I am struck by a sense of movement that appears frozen in time. Mountains are in process, but they move on a scale of time that is not immediately perceptible. (Dramatic and terrifying events like rockfalls, avalanches, jokulhlaups are the exception of course.) But the traces of this process of disintegration are all around me - rocks, gravel and sand pour out from the mountain side, fan out like deltas and pool in the valley. A frozen river of rocks extends from the glacier front to the water’s edge. The rock forms are fantastic and varied. Some open like books, each sedimentary layer a page. Occasionally fossilized leaves and grasses tell of the past in a forgotten language. More often than not the pages transmit only silence.
Mountains heave skyward and then crumble, glaciers advance and retreat in a measure of time that is alien to us.

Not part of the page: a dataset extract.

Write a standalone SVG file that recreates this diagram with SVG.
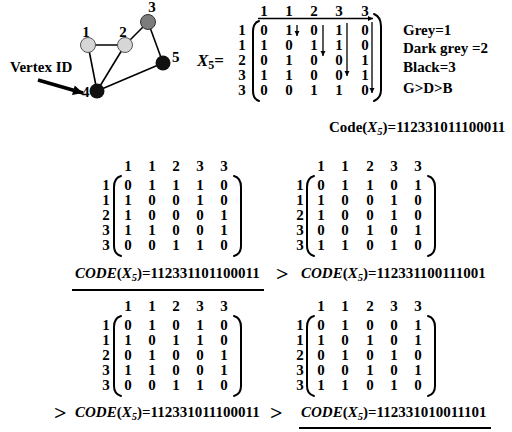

We, humankind, make our entrance onto the stage, speak a few lines, and then bow out. It's good to think about the scales of time that extend before and beyond the self. It's humbling. It puts things in perspective. It's oddly comforting.
In the meantime, during this brief moment of animate existence, I’m hard at work, immersed in this landscape, doing what I can to make sense of this experience, to transmit something of it to you. I am grateful to be here. Thank you for being here.